Your Debts and Assets
If you own your own home, in retirement, you likely have paid down a significant portion (if not all) of your mortgage. Your net worth may have risen substantially above its level when you were working. If your net assets and future pension entitlements will be enough to leave your spouse comfortable if you were to die, you may not need life insurance to carry out your estate's wishes. (For related reading, see What's Your Net Worth Telling You?)
Estate Planning Issues
Life insurance is often used as an estate planning tool to ensure that both the estate and the beneficiaries have enough cash to pay the final income tax bill and any transfer or estate taxes. If real property is being transferred, this can be an issue for some executors or beneficiaries who find themselves having to sell the property to pay the taxes.
Life insurance can also be used to create a legacy gift. If you want to provide a substantial financial gift on your death to an organization or foundation, you can make them the beneficiaries of your policy. In certain situations, the premiums paid on the policy can be deducted as charitable contributions. (For related reading, see Using Life Insurance To Make Charitable Donations.)
Your Existing Insurance
Life insurance premiums rise the older you are when you first take it out. Term life allows you to be insured for a set length of time (usually between five and 20 years), and then a new premium is set to renew the policy. If you have to renew after you are 60, the premiums are likely to be astronomical. A whole life policy, on the other hand, insures you until you die. Often, the premiums do not change over the course of the policy and it builds an investment portion that you can withdraw or borrow against in later years. The premiums are often much higher than term life. The type of insurance you already have makes a difference because, if you have to purchase new insurance in your retirement, the premiums may not be affordable. However, if you still have several years left on your term policy or, if you have an existing whole life policy, keeping up with the premiums can pay benefits down the road.

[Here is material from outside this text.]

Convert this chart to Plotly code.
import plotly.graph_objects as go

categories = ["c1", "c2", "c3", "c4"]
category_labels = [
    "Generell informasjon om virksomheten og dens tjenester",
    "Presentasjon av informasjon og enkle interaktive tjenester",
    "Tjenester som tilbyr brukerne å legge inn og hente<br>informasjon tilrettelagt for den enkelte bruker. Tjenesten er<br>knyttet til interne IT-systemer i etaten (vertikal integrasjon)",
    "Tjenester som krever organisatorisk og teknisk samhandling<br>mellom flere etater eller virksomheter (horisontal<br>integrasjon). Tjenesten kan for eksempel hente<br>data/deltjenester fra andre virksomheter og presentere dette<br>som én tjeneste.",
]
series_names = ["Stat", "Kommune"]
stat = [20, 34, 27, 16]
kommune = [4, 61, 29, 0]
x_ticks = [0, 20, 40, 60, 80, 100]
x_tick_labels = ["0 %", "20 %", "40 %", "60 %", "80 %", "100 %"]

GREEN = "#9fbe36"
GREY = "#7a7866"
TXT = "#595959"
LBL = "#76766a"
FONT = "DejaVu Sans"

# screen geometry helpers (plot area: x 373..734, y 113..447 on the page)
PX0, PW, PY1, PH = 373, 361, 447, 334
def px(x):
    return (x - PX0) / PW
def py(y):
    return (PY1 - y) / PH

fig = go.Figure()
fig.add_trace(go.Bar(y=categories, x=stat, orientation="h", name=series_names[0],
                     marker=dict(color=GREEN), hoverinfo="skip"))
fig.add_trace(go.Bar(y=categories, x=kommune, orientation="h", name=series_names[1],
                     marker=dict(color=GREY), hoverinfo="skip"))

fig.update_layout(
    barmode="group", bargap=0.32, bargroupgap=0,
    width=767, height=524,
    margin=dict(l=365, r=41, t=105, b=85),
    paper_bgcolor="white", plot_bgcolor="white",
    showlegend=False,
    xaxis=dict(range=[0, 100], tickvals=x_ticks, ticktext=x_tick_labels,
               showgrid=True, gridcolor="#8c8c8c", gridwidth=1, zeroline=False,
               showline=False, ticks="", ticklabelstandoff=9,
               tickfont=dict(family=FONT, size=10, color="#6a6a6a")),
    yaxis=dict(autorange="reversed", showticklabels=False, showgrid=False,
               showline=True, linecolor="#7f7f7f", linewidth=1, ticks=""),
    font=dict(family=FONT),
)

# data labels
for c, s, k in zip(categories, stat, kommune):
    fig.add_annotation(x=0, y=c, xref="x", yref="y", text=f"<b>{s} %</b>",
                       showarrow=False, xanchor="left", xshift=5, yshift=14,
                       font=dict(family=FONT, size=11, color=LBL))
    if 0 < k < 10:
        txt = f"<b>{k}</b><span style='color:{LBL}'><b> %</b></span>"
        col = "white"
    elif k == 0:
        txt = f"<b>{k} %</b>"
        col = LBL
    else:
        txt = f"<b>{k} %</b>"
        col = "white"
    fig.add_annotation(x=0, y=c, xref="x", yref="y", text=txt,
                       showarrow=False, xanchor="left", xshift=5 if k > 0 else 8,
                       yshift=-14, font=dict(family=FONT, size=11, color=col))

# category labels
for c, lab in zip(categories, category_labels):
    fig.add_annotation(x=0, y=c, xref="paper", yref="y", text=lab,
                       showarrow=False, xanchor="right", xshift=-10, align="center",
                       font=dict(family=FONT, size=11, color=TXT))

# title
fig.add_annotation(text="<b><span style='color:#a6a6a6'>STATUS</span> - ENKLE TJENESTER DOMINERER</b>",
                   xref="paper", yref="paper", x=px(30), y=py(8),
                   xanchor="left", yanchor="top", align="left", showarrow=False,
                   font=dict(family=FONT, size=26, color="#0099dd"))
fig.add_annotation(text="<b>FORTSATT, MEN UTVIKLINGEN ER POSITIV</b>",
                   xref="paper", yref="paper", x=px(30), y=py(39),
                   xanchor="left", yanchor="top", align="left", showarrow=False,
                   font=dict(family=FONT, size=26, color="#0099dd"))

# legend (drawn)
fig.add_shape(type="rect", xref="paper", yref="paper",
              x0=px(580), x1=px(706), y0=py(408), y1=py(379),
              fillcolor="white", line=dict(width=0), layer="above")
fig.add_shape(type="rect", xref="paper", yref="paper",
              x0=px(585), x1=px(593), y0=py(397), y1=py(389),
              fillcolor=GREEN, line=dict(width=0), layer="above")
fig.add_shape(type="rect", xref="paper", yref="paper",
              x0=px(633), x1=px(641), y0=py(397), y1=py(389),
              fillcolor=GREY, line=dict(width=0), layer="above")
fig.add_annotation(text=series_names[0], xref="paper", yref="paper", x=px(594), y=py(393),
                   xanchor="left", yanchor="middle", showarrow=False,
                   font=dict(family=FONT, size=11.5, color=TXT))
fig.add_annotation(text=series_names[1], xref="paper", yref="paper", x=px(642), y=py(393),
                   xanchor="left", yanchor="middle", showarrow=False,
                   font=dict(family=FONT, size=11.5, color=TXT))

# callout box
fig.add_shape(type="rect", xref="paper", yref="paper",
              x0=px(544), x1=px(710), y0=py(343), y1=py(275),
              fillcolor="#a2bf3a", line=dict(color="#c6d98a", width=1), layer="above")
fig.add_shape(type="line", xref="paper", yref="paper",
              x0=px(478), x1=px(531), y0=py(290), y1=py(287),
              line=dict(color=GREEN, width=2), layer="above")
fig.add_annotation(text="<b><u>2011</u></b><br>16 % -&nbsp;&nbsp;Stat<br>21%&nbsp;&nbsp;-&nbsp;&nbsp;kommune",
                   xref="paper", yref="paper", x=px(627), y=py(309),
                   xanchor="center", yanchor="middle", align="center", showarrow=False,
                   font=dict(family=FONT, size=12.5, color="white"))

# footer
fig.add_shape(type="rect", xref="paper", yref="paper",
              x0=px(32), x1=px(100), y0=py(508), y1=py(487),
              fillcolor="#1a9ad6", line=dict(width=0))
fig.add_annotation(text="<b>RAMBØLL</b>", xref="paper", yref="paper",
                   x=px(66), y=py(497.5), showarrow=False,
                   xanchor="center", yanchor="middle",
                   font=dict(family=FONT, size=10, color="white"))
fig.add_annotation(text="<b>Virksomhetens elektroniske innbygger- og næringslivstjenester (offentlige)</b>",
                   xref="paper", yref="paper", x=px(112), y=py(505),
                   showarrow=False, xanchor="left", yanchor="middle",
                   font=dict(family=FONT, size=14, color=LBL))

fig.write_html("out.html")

Premiums for life insurance are high when you are in retirement, but you may not even be able to get a new policy if you are ill or have ongoing health problems. If you did not obtain life insurance while you were still healthy, it may be too late when you are sick. In that situation, it is important to use your income to ensure that you can pay for health care and that any extra goes to pay down debt. (There are many benefits to owning a life insurance policy. For more, see Life Insurance: How To Get The Most Out Of Your Policy.)
The Bottom Line
Whether you need life insurance in your retirement depends on your existing insurance and your goals for passing on your net wealth to your beneficiaries. Many retirees no longer have a need for life insurance.